Opinion

How Congress tied down Bengal’s hands

Starting with the Congress, and later the Communists, political parties for decades didn’t allow West Bengal to realise its full potential

Nearly a century ago, Gopal Krishna Gokhale said: “What Bengal thinks today, India thinks tomorrow.” What a flattering compliment to a State where I grew up and spent 38 years. Even after Partition, West Bengal maintained its position among Indian provinces. Then began a pour-in of hapless refugees from East Bengal, Pakistan’s eastern wing. Chief Minister Bidhan Roy was a capable, honest and visionary leader but Jawaharlal Nehru did not allow him to handle the inflow of refugees.

Nehru wrote him letter after letter. To quote from them: “I have your letter of August 4 about the influx from East Bengal. I realise your difficulties and naturally we should do what we can to help you. But as I told you long ago, there is no reasonable solution to the problem if there is a large influx from East Bengal. That is why I think that it was a very wrong thing for some of the Hindu leaders of East Bengal to come to West Bengal.

“I have been quite certain right from the beginning that everything should be done to prevent Hindus in East Bengal from migrating to West Bengal. If that happened on a mass scale, it would be a disaster of the first magnitude. Running away is never a solution to a problem. If, as you suggest, things have gone too far already, then naturally we shall all do what we can, but I shudder at the prospect and the magnitude of the human misery that will come in its train. To the last, I shall try to check migration even if there is war.”
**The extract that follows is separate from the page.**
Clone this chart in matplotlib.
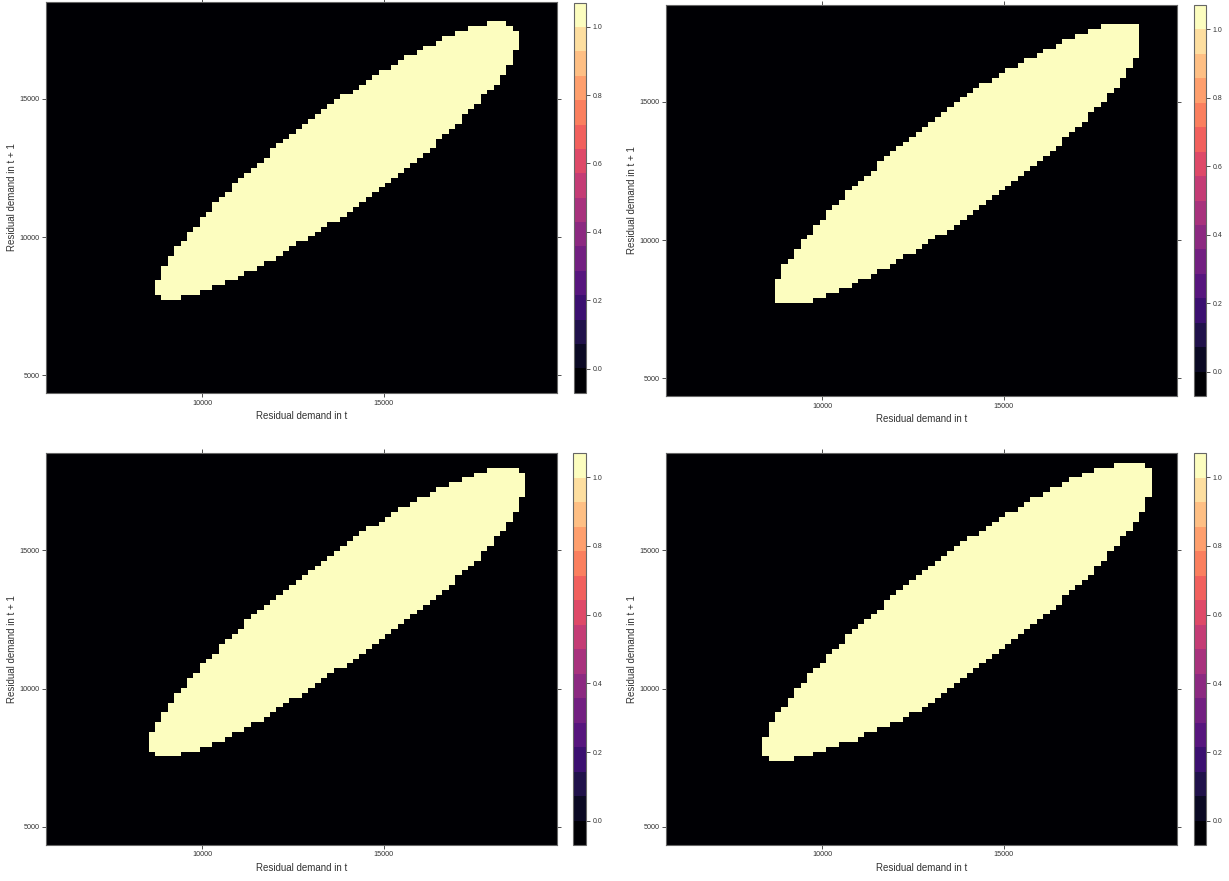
import numpy as np
import matplotlib
matplotlib.use('agg')
import matplotlib.pyplot as plt
from matplotlib.colors import BoundaryNorm
from matplotlib.cm import ScalarMappable

plt.rcParams['font.family'] = ['Liberation Sans', 'DejaVu Sans']

# evaluation grid (80 x 80 cells) in residual demand units
x_range = (5700, 19780)
y_range = (4350, 18530)
n_cells = 80

x_ticks = [10000, 15000]
y_ticks = [5000, 10000, 15000]
bar_ticks = [0.0, 0.2, 0.4, 0.6, 0.8, 1.0]
x_label = "Residual demand in t"
y_label = "Residual demand in t + 1"

# region = 1 : first grid column, then lowest / highest grid row of every column
p1_col0 = 17
p1_lo = [20, 19, 19, 19, 20, 20, 20, 21, 21, 22, 22, 23, 23, 24, 25, 25, 26, 27, 27, 28,
         29, 30, 31, 31, 32, 33, 34, 35, 35, 36, 37, 38, 39, 40, 41, 42, 43, 44, 45, 46,
         47, 48, 49, 50, 52, 53, 54, 55, 57, 58, 59, 61, 62, 63, 65, 67, 70]
p1_hi = [22, 25, 27, 29, 30, 32, 33, 35, 36, 38, 39, 40, 42, 43, 44, 45, 46, 47, 49, 50,
         51, 52, 53, 54, 55, 56, 57, 58, 59, 60, 60, 61, 62, 63, 64, 65, 65, 66, 67, 68,
         68, 69, 70, 70, 71, 72, 72, 73, 73, 74, 74, 74, 75, 75, 75, 74, 73]

p2_col0 = 17
p2_lo = [19, 19, 19, 19, 19, 19, 20, 20, 21, 21, 22, 22, 23, 24, 24, 25, 26, 26, 27, 28,
         29, 29, 30, 31, 32, 33, 33, 34, 35, 36, 37, 38, 39, 40, 41, 42, 43, 44, 45, 46,
         47, 48, 49, 50, 51, 53, 54, 55, 56, 58, 59, 60, 62, 63, 65, 67, 69]
p2_hi = [23, 26, 27, 29, 31, 32, 34, 35, 37, 38, 39, 41, 42, 43, 44, 45, 47, 48, 49, 50,
         51, 52, 53, 54, 55, 56, 57, 58, 59, 60, 61, 62, 63, 63, 64, 65, 66, 66, 67, 68,
         68, 69, 70, 70, 71, 72, 72, 73, 73, 74, 74, 75, 75, 75, 75, 75, 75]

p3_col0 = 16
p3_lo = [19, 18, 18, 18, 18, 19, 19, 19, 20, 20, 21, 21, 22, 23, 23, 24, 25, 25, 26, 27,
         28, 29, 30, 30, 31, 32, 33, 34, 35, 36, 36, 37, 38, 39, 40, 41, 42, 43, 44, 45,
         46, 47, 48, 49, 50, 51, 52, 53, 55, 56, 57, 58, 60, 61, 63, 64, 66, 68, 71]
p3_hi = [22, 24, 26, 28, 30, 31, 33, 34, 36, 37, 38, 40, 41, 42, 43, 45, 46, 47, 48, 49,
         50, 51, 52, 53, 54, 55, 56, 57, 58, 59, 60, 61, 62, 63, 64, 64, 65, 66, 67, 68,
         68, 69, 70, 70, 71, 72, 72, 73, 73, 74, 74, 75, 75, 76, 76, 76, 76, 76, 75]

p4_col0 = 15
p4_lo = [18, 17, 17, 17, 17, 18, 18, 18, 19, 19, 20, 20, 21, 21, 21, 22, 23, 23, 24, 24,
         25, 25, 26, 27, 27, 28, 29, 30, 31, 32, 33, 34, 35, 36, 37, 38, 39, 40, 41, 42,
         43, 44, 45, 46, 47, 48, 49, 51, 52, 53, 54, 55, 57, 58, 60, 61, 63, 64, 66, 68, 71]
p4_hi = [21, 24, 26, 27, 29, 31, 32, 34, 35, 36, 38, 39, 40, 42, 43, 44, 45, 46, 47, 49,
         50, 51, 52, 53, 54, 55, 56, 57, 58, 59, 60, 61, 62, 62, 63, 64, 65, 66, 67, 67,
         68, 69, 70, 70, 71, 72, 72, 73, 74, 74, 75, 75, 76, 76, 76, 77, 77, 77, 77, 77, 76]

panels = [(p1_col0, p1_lo, p1_hi), (p2_col0, p2_lo, p2_hi),
          (p3_col0, p3_lo, p3_hi), (p4_col0, p4_lo, p4_hi)]

W, H = 1229, 881
# pixel boxes (left, top, right, bottom) of every panel and its colour key
panel_px = [(46.4, 1.5, 557.4, 393), (666.4, 4.5, 1177.4, 396),
            (46.4, 453, 557.4, 844.5), (666.4, 453, 1177.4, 844.5)]
key_px = [(574, 2.7, 586, 392.7), (1194, 5, 1206, 396),
          (573, 453, 586, 845), (1194, 453, 1206, 845)]


def frac(box):
    l, t, r, b = box
    return [l / W, 1 - b / H, (r - l) / W, (b - t) / H]


def region(col0, lo, hi):
    z = np.zeros((n_cells, n_cells))
    for i, (a, b) in enumerate(zip(lo, hi)):
        z[a:b + 1, col0 + i] = 1
    return z


x_edges = np.linspace(x_range[0], x_range[1], n_cells + 1)
y_edges = np.linspace(y_range[0], y_range[1], n_cells + 1)

# lattice style key: 16 magma bands over the extended range
levels = np.linspace(-0.07, 1.07, 17)
cmap = plt.get_cmap('magma', 16)
norm = BoundaryNorm(levels, cmap.N)

text_col = '#333333'
edge_col = '#666666'

fig = plt.figure(figsize=(W / 100, H / 100), dpi=100)

for (col0, lo, hi), pbox, kbox in zip(panels, panel_px, key_px):
    ax = fig.add_axes(frac(pbox))
    ax.pcolormesh(x_edges, y_edges, region(col0, lo, hi), cmap=cmap, norm=norm)
    ax.set_xlim(x_range)
    ax.set_ylim(y_range)
    ax.set_xticks(x_ticks)
    ax.set_yticks(y_ticks)
    ax.tick_params(direction='out', length=3, width=0.6, top=True, right=True,
                   labelsize=5.2, colors=text_col, pad=2)
    for s in ax.spines.values():
        s.set_color(edge_col)
        s.set_linewidth(0.8)
    ax.set_xlabel(x_label, fontsize=7, color=text_col, labelpad=3)
    ax.set_ylabel(y_label, fontsize=7, color=text_col, labelpad=2)

    cax = fig.add_axes(frac(kbox))
    cb = fig.colorbar(ScalarMappable(norm=norm, cmap=cmap), cax=cax,
                      ticks=bar_ticks, format='%.1f')
    cb.minorticks_off()
    cb.outline.set_edgecolor(edge_col)
    cb.outline.set_linewidth(0.8)
    cax.tick_params(direction='out', length=3, width=0.6, labelsize=5,
                    colors=text_col, pad=2)

fig.savefig('out.png', dpi=100)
These are samples of double standards of the Nehru dynasty. Because when it came to Punjab, many more were coming in, many dead, in bleeding trains. At the time, rumours were afloat that Master Tara Singh, a Sikh leader, had threatened Nehru that if he came in the way of Punjabi refugees, the PM may be killed. Otherwise, why have one policy for Punjabis and another for Bengalis? Bengali Muslims were not leaving in significant numbers; here it was largely a one-way traffic.

That was the time when Hindu Bengalis referred to their Muslim brethren as becharas to be pitied and not disapproved of them even for voting for Partition almost 100 per cent. Their leader, very popular with the peasantry, Fazulul Haque, had proposed the Pakistan Resolution at Lahore on March 23, 1940, at the Muslim League session. It is true many Hindus discriminated against Muslims. A frequent complaint was that though they invited Muslims to wedding dinners, the latter were made to sit separately and had to wash their empty plates at the end of the meal.

One complaint I have personally heard from a member of the Bramachari family. The situation was that their village had become impossible to live in and the entire family had to flee to, say, Calcutta overnight. How to deal with his six-month-old sister (who may cry at night) was the question. After discussion, the family decided to strangle her. Thankfully, an elderly aunt got an idea, “let’s give her a little afeem so that she sleeps through the night”.

There was no spare farmland for the incoming peasants. So they were sent to Danda-Karanya in Madhya Pradesh, which had been cleared for them. The refugees had been used to a lot more fertile land and, therefore, most of them could not adjust to the part-stony forest land and they returned to West Bengal’s refugee camps. The result of overcrowding in Calcutta was unwelcome. Several streets, like Park Street which reminded one of London, became unkempt and ordinary. Yet Bidhan Roy, the medical physician-cum-Chief Minister, battled on to develop West Bengal. He built two small cities, Kalyani and Durgapur, to create space for new industries. His only fault was to be subservient to Nehru, but then he was not a grassroots politician. The number one physician in India, his private patient fee then was Rs 64, unheard of in Bombay and Madras of those days.

Roy was followed by Congressman Prafulla Sen, who was clean and honest. He lasted three years when in 1967, the general elections were called. The Congress was replaced by a United Front Government headed by Ajoy Mukharjee, a former Congressman often referred to as the Gandhi of Bengal. Once, fed up with the recalcitrance of Deputy CM Jyoti Basu and their Communist Ministers, Ajoy babu sat on a dharna. Asked by a journalist as to how he can protest against his own Ministry, his reply in Bengali was: “I am not mukho (chief) montri, nor murkho (foolish) montri but a thutto (broken arms) Jagannath.” The reply sounds very effective in Bengali. With the Communists dictating terms, West Bengal was hurtling down. Naxals added poison to the bitterness.

West Bengal, for 33 years or more, had to suffer the Communist policy of keeping people on the frontiers of poverty so that they do not rebel but, at the same time, do not get strong enough for organising a revolution. The only unusual step they took was to make peace with sharecroppers, who were partners with land owners. West Bengal shifted to three crops a year; the yields went up and the tillers were happier. West Bengal has become a farming-cum-trading State rather than just number one industrial State in 1947.

(The writer is a well-known columnist, an author and a former member of the Rajya Sabha. The views expressed are personal.)